(begin)

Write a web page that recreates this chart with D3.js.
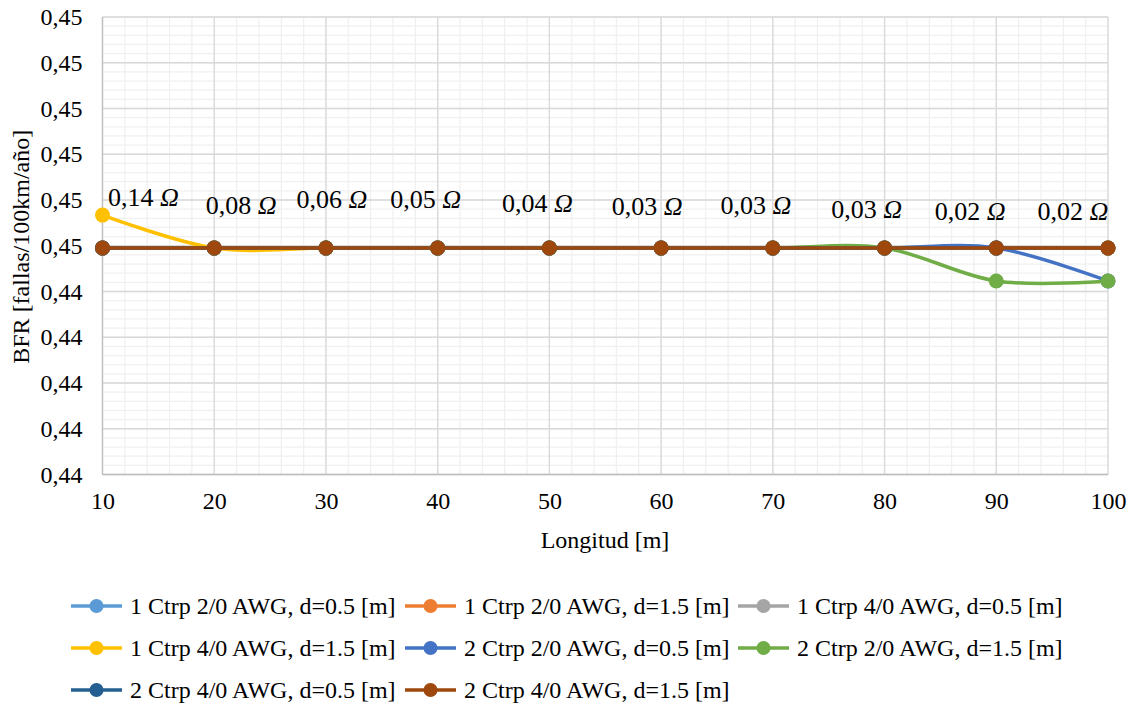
<!DOCTYPE html>
<html>
<head>
<meta charset="utf-8">
<script src="https://cdn.jsdelivr.net/npm/d3@7"></script>
<style>
  body { margin: 0; background: #fff; }
  svg, svg text { font-family: 'Liberation Serif', 'Times New Roman', serif; }
</style>
</head>
<body>
<svg id="chart" width="1133" height="709"></svg>
<script>
// longitud [m]
let lengths = [10, 20, 30, 40, 50, 60, 70, 80, 90, 100];

let seriesNames = [
  "1 Ctrp 2/0 AWG, d=0.5 [m]",
  "1 Ctrp 2/0 AWG, d=1.5 [m]",
  "1 Ctrp 4/0 AWG, d=0.5 [m]",
  "1 Ctrp 4/0 AWG, d=1.5 [m]",
  "2 Ctrp 2/0 AWG, d=0.5 [m]",
  "2 Ctrp 2/0 AWG, d=1.5 [m]",
  "2 Ctrp 4/0 AWG, d=0.5 [m]",
  "2 Ctrp 4/0 AWG, d=1.5 [m]"
];

let seriesColors = ["#5B9BD5", "#ED7D31", "#A5A5A5", "#FFC000", "#4472C4", "#70AD47", "#255E91", "#9E480E"];

// BFR values
let bfr1c20d05 = [0.44495, 0.44495, 0.44495, 0.44495, 0.44495, 0.44495, 0.44495, 0.44495, 0.44495, 0.44495];
let bfr1c20d15 = [0.44495, 0.44495, 0.44495, 0.44495, 0.44495, 0.44495, 0.44495, 0.44495, 0.44495, 0.44495];
let bfr1c40d05 = [0.44495, 0.44495, 0.44495, 0.44495, 0.44495, 0.44495, 0.44495, 0.44495, 0.44495, 0.44495];
let bfr1c40d15 = [0.44567, 0.44495, 0.44495, 0.44495, 0.44495, 0.44495, 0.44495, 0.44495, 0.44495, 0.44495];
let bfr2c20d05 = [0.44495, 0.44495, 0.44495, 0.44495, 0.44495, 0.44495, 0.44495, 0.44495, 0.44495, 0.44423];
let bfr2c20d15 = [0.44495, 0.44495, 0.44495, 0.44495, 0.44495, 0.44495, 0.44495, 0.44495, 0.44423, 0.44423];
let bfr2c40d05 = [0.44495, 0.44495, 0.44495, 0.44495, 0.44495, 0.44495, 0.44495, 0.44495, 0.44495, 0.44495];
let bfr2c40d15 = [0.44495, 0.44495, 0.44495, 0.44495, 0.44495, 0.44495, 0.44495, 0.44495, 0.44495, 0.44495];

let seriesValues = [bfr1c20d05, bfr1c20d15, bfr1c40d05, bfr1c40d15, bfr2c20d05, bfr2c20d15, bfr2c40d05, bfr2c40d15];

// resistance labels above the points
let labelTexts = ["0,14 Ω", "0,08 Ω", "0,06 Ω", "0,05 Ω", "0,04 Ω", "0,03 Ω", "0,03 Ω", "0,03 Ω", "0,02 Ω", "0,02 Ω"];
let labelShift = [[41, -51], [27, -43], [6, -49], [-12, -49], [-12, -45], [-14, -42], [-17, -43], [-18, -39], [-26, -37], [-35, -37]];

let yTicks = [0.440, 0.441, 0.442, 0.443, 0.444, 0.445, 0.446, 0.447, 0.448, 0.449, 0.450];
let xTicks = [10, 20, 30, 40, 50, 60, 70, 80, 90, 100];

let FONT = "'Liberation Serif', 'Times New Roman', serif";

let svg = d3.select("#chart");
let margin = {left: 102.5, right: 25, top: 17, bottom: 234.5};
let width = +svg.attr("width");
let height = +svg.attr("height");
let plotW = width - margin.left - margin.right;
let plotH = height - margin.top - margin.bottom;

let x = d3.scaleLinear().domain([10, 100]).range([margin.left, margin.left + plotW]);
let y = d3.scaleLinear().domain([0.440, 0.450]).range([margin.top + plotH, margin.top]);

let fmt = v => d3.format(".2f")(v + 1e-9).replace(".", ",");

// minor grid
let minorX = d3.range(10, 100.001, 2);
let minorY = d3.range(0, 51).map(i => 0.440 + i * 0.0002);
let grid = svg.append("g");
grid.selectAll(".mx").data(minorX).enter().append("line")
  .attr("x1", d => x(d)).attr("x2", d => x(d))
  .attr("y1", margin.top).attr("y2", margin.top + plotH)
  .attr("stroke", "#f0f0f0").attr("stroke-width", 1.3);
grid.selectAll(".my").data(minorY).enter().append("line")
  .attr("x1", margin.left).attr("x2", margin.left + plotW)
  .attr("y1", d => y(d)).attr("y2", d => y(d))
  .attr("stroke", "#f0f0f0").attr("stroke-width", 1.3);

// major grid
grid.selectAll(".gx").data(xTicks).enter().append("line")
  .attr("x1", d => x(d)).attr("x2", d => x(d))
  .attr("y1", margin.top).attr("y2", margin.top + plotH)
  .attr("stroke", "#d9d9d9").attr("stroke-width", 1.3);
grid.selectAll(".gy").data(yTicks).enter().append("line")
  .attr("x1", margin.left).attr("x2", margin.left + plotW)
  .attr("y1", d => y(d)).attr("y2", d => y(d))
  .attr("stroke", "#d9d9d9").attr("stroke-width", 1.3);

// axis lines
svg.append("line")
  .attr("x1", margin.left).attr("x2", margin.left)
  .attr("y1", margin.top).attr("y2", margin.top + plotH)
  .attr("stroke", "#bfbfbf").attr("stroke-width", 1.3);
svg.append("line")
  .attr("x1", margin.left).attr("x2", margin.left + plotW)
  .attr("y1", margin.top + plotH).attr("y2", margin.top + plotH)
  .attr("stroke", "#bfbfbf").attr("stroke-width", 1.3);

// axes
let yAxis = d3.axisLeft(y).tickValues(yTicks).tickFormat(fmt).tickSize(0).tickPadding(20);
let gy = svg.append("g").attr("transform", `translate(${margin.left},0)`).call(yAxis);
gy.select(".domain").remove();
gy.attr("font-family", null).attr("font-size", null);
gy.selectAll("text").style("font-size", "24px").style("font-family", FONT).attr("fill", "#000");

let xAxis = d3.axisBottom(x).tickValues(xTicks).tickSize(0).tickPadding(17);
let gx = svg.append("g").attr("transform", `translate(0,${margin.top + plotH})`).call(xAxis);
gx.select(".domain").remove();
gx.attr("font-family", null).attr("font-size", null);
gx.selectAll("text").style("font-size", "24px").style("font-family", FONT).attr("fill", "#000");

// axis titles
svg.append("text").attr("x", 605).attr("y", 540).attr("dy", "0.35em")
  .attr("text-anchor", "middle").style("font-size", "24px").style("font-family", FONT)
  .text("Longitud [m]");
svg.append("text")
  .attr("transform", `translate(21,${margin.top + plotH / 2 + 1}) rotate(-90)`)
  .attr("dy", "0.35em")
  .attr("text-anchor", "middle").style("font-size", "24px").style("font-family", FONT)
  .text("BFR [fallas/100km/año]");

// series
let line = d3.line()
  .x((d, i) => x(lengths[i]))
  .y(d => y(d))
  .curve(d3.curveCardinal.tension(0));

let series = svg.append("g").selectAll(".series").data(seriesValues).enter()
  .append("g").attr("class", "series");
series.append("path")
  .attr("d", d => line(d))
  .attr("fill", "none")
  .attr("stroke", (d, i) => seriesColors[i])
  .attr("stroke-width", 3.5)
  .attr("stroke-linecap", "round");
series.each(function(vals, si) {
  d3.select(this).selectAll("circle").data(vals).enter().append("circle")
    .attr("cx", (d, i) => x(lengths[i]))
    .attr("cy", d => y(d))
    .attr("r", 7.5)
    .attr("fill", seriesColors[si]);
});

// data labels (resistance)
let base = seriesValues[7];
svg.append("g").selectAll("text").data(labelTexts).enter().append("text")
  .attr("x", (d, i) => x(lengths[i]) + labelShift[i][0])
  .attr("y", (d, i) => y(base[i]) + labelShift[i][1])
  .attr("dy", "0.35em")
  .attr("text-anchor", "middle")
  .style("font-size", "26px").style("font-family", FONT)
  .each(function(d) {
    let parts = d.split(" ");
    d3.select(this).append("tspan").text(parts[0] + " ");
    d3.select(this).append("tspan").style("font-style", "italic").text(parts[1]);
  });

// legend
let legendCols = [71, 405, 738];
let legendRows = [606, 648, 690];
let legend = svg.append("g").selectAll(".leg").data(seriesNames).enter().append("g")
  .attr("transform", (d, i) => `translate(${legendCols[i % 3]},${legendRows[Math.floor(i / 3)]})`);
legend.append("line").attr("x1", 0).attr("x2", 51).attr("y1", 0).attr("y2", 0)
  .attr("stroke", (d, i) => seriesColors[i]).attr("stroke-width", 3.5);
legend.append("circle").attr("cx", 25.5).attr("cy", 0).attr("r", 7)
  .attr("fill", (d, i) => seriesColors[i]);
legend.append("text").attr("x", 59).attr("y", 0).attr("dy", "0.35em")
  .style("font-size", "24px").style("font-family", FONT).text(d => d);
</script>
</body>
</html>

(end)

Everything from the top line of the data down to and including the line with "bfr2c20d15, bfr2c40d05, bfr2c40d15];" is to be copied, except the pictures.

Write a web page that recreates this chart with D3.js.
<!DOCTYPE html>
<html>
<head>
<meta charset="utf-8">
<script src="https://cdn.jsdelivr.net/npm/d3@7"></script>
<style>
  body { margin: 0; background: #fff; }
  svg, svg text { font-family: 'Liberation Serif', 'Times New Roman', serif; }
</style>
</head>
<body>
<svg id="chart" width="1133" height="709"></svg>
<script>
// longitud [m]
let lengths = [10, 20, 30, 40, 50, 60, 70, 80, 90, 100];

let seriesNames = [
  "1 Ctrp 2/0 AWG, d=0.5 [m]",
  "1 Ctrp 2/0 AWG, d=1.5 [m]",
  "1 Ctrp 4/0 AWG, d=0.5 [m]",
  "1 Ctrp 4/0 AWG, d=1.5 [m]",
  "2 Ctrp 2/0 AWG, d=0.5 [m]",
  "2 Ctrp 2/0 AWG, d=1.5 [m]",
  "2 Ctrp 4/0 AWG, d=0.5 [m]",
  "2 Ctrp 4/0 AWG, d=1.5 [m]"
];

let seriesColors = ["#5B9BD5", "#ED7D31", "#A5A5A5", "#FFC000", "#4472C4", "#70AD47", "#255E91", "#9E480E"];

// BFR values
let bfr1c20d05 = [0.44495, 0.44495, 0.44495, 0.44495, 0.44495, 0.44495, 0.44495, 0.44495, 0.44495, 0.44495];
let bfr1c20d15 = [0.44495, 0.44495, 0.44495, 0.44495, 0.44495, 0.44495, 0.44495, 0.44495, 0.44495, 0.44495];
let bfr1c40d05 = [0.44495, 0.44495, 0.44495, 0.44495, 0.44495, 0.44495, 0.44495, 0.44495, 0.44495, 0.44495];
let bfr1c40d15 = [0.44567, 0.44495, 0.44495, 0.44495, 0.44495, 0.44495, 0.44495, 0.44495, 0.44495, 0.44495];
let bfr2c20d05 = [0.44495, 0.44495, 0.44495, 0.44495, 0.44495, 0.44495, 0.44495, 0.44495, 0.44495, 0.44423];
let bfr2c20d15 = [0.44495, 0.44495, 0.44495, 0.44495, 0.44495, 0.44495, 0.44495, 0.44495, 0.44423, 0.44423];
let bfr2c40d05 = [0.44495, 0.44495, 0.44495, 0.44495, 0.44495, 0.44495, 0.44495, 0.44495, 0.44495, 0.44495];
let bfr2c40d15 = [0.44495, 0.44495, 0.44495, 0.44495, 0.44495, 0.44495, 0.44495, 0.44495, 0.44495, 0.44495];

let seriesValues = [bfr1c20d05, bfr1c20d15, bfr1c40d05, bfr1c40d15, bfr2c20d05, bfr2c20d15, bfr2c40d05, bfr2c40d15];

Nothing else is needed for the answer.